» Provided records
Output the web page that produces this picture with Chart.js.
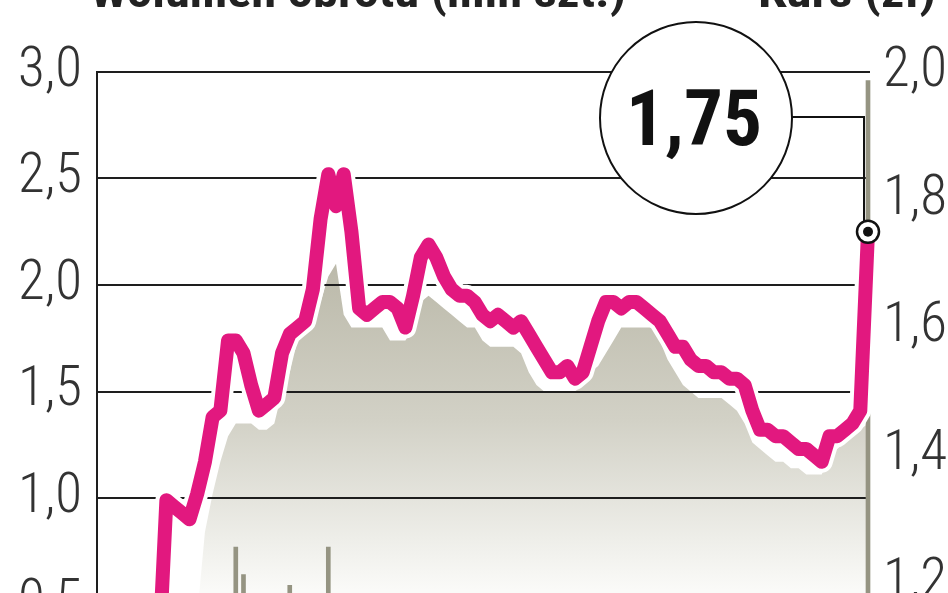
...
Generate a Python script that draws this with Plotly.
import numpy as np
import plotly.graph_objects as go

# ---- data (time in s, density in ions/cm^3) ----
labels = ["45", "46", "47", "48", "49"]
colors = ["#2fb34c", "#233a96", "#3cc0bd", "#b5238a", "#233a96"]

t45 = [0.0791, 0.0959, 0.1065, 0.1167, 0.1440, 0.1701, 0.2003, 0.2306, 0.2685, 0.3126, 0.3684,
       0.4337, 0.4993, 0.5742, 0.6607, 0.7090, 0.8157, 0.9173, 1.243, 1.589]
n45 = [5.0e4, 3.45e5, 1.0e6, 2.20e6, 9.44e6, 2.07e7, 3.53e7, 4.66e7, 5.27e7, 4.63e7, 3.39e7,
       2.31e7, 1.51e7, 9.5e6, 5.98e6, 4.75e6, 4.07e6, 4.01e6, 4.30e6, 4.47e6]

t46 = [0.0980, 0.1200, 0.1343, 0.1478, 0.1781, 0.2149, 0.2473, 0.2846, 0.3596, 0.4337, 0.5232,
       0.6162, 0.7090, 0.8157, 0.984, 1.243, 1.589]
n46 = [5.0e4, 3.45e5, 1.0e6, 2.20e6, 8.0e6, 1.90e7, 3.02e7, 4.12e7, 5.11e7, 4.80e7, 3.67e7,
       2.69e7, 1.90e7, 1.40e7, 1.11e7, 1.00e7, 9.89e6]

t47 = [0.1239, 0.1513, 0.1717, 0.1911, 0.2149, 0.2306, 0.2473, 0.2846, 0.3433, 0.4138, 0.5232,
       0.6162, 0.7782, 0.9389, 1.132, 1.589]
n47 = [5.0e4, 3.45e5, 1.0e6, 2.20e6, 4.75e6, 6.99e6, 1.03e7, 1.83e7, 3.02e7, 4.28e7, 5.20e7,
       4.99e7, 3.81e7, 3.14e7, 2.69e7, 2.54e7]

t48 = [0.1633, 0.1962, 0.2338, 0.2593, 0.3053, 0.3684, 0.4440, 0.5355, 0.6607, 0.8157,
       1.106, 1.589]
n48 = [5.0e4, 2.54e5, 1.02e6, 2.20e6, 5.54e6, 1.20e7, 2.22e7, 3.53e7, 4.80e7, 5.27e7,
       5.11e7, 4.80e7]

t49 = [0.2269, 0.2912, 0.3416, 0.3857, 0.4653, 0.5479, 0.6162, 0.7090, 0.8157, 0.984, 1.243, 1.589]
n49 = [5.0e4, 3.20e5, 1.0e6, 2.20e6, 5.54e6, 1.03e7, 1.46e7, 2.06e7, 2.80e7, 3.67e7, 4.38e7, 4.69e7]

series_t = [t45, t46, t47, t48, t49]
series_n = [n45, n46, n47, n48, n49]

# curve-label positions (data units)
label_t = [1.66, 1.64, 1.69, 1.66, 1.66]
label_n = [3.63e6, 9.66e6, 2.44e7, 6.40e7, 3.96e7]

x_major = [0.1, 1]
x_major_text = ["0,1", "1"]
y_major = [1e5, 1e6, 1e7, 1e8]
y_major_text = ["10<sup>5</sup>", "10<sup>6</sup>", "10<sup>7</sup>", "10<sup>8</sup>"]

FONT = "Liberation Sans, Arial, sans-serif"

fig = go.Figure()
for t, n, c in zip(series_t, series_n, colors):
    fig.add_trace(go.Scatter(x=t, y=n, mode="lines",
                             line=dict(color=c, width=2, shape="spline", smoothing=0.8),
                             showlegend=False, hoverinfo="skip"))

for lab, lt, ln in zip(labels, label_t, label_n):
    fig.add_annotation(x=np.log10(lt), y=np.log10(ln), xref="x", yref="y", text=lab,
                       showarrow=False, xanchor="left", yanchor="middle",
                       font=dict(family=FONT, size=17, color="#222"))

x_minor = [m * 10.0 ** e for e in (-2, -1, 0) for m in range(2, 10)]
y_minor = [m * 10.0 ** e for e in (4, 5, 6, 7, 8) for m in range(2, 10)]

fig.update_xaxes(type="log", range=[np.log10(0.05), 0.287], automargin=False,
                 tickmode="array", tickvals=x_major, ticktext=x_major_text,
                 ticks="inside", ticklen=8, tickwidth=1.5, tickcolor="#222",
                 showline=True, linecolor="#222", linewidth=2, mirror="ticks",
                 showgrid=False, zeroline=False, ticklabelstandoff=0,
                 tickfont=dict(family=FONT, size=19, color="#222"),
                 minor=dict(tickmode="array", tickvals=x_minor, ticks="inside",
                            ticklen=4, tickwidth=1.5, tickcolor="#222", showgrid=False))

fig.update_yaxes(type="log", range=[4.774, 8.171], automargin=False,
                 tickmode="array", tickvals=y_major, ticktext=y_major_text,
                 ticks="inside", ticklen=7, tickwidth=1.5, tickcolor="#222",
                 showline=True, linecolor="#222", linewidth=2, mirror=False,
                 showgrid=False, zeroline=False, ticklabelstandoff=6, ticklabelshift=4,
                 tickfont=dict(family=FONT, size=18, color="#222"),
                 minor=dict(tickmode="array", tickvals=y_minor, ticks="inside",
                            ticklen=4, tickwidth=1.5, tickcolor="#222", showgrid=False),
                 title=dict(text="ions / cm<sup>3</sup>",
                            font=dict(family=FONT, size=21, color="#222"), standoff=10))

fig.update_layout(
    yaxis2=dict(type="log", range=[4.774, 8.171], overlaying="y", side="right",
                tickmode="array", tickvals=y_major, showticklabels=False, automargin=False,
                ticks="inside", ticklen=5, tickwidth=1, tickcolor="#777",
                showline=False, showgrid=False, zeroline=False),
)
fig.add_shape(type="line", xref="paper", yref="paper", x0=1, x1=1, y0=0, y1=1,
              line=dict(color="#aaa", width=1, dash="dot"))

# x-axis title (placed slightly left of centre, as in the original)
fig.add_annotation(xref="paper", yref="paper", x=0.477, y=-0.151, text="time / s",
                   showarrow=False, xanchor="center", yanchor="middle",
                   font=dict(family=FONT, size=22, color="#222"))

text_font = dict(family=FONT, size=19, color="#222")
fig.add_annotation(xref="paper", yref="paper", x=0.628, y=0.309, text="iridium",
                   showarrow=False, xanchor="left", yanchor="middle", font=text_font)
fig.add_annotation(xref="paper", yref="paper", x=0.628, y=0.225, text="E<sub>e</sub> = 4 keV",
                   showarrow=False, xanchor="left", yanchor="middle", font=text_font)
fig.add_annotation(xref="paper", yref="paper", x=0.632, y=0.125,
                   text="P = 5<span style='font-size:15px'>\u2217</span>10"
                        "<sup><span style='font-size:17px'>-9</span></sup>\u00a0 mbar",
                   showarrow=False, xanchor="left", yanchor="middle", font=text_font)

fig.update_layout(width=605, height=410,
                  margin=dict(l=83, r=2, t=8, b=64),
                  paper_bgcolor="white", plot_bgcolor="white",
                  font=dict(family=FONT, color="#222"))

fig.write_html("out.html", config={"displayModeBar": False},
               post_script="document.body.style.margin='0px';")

» Work to do
Exactly reproduce the stretch from the line with "Generate a Python" through the line with "2.69e7, 1.90e7, 1.40e7, 1.11e7, 1.00e7, 9.89e6]", including both ends and nothing else.

» Solution
Generate a Python script that draws this with Plotly.
import numpy as np
import plotly.graph_objects as go

# ---- data (time in s, density in ions/cm^3) ----
labels = ["45", "46", "47", "48", "49"]
colors = ["#2fb34c", "#233a96", "#3cc0bd", "#b5238a", "#233a96"]

t45 = [0.0791, 0.0959, 0.1065, 0.1167, 0.1440, 0.1701, 0.2003, 0.2306, 0.2685, 0.3126, 0.3684,
       0.4337, 0.4993, 0.5742, 0.6607, 0.7090, 0.8157, 0.9173, 1.243, 1.589]
n45 = [5.0e4, 3.45e5, 1.0e6, 2.20e6, 9.44e6, 2.07e7, 3.53e7, 4.66e7, 5.27e7, 4.63e7, 3.39e7,
       2.31e7, 1.51e7, 9.5e6, 5.98e6, 4.75e6, 4.07e6, 4.01e6, 4.30e6, 4.47e6]

t46 = [0.0980, 0.1200, 0.1343, 0.1478, 0.1781, 0.2149, 0.2473, 0.2846, 0.3596, 0.4337, 0.5232,
       0.6162, 0.7090, 0.8157, 0.984, 1.243, 1.589]
n46 = [5.0e4, 3.45e5, 1.0e6, 2.20e6, 8.0e6, 1.90e7, 3.02e7, 4.12e7, 5.11e7, 4.80e7, 3.67e7,
       2.69e7, 1.90e7, 1.40e7, 1.11e7, 1.00e7, 9.89e6]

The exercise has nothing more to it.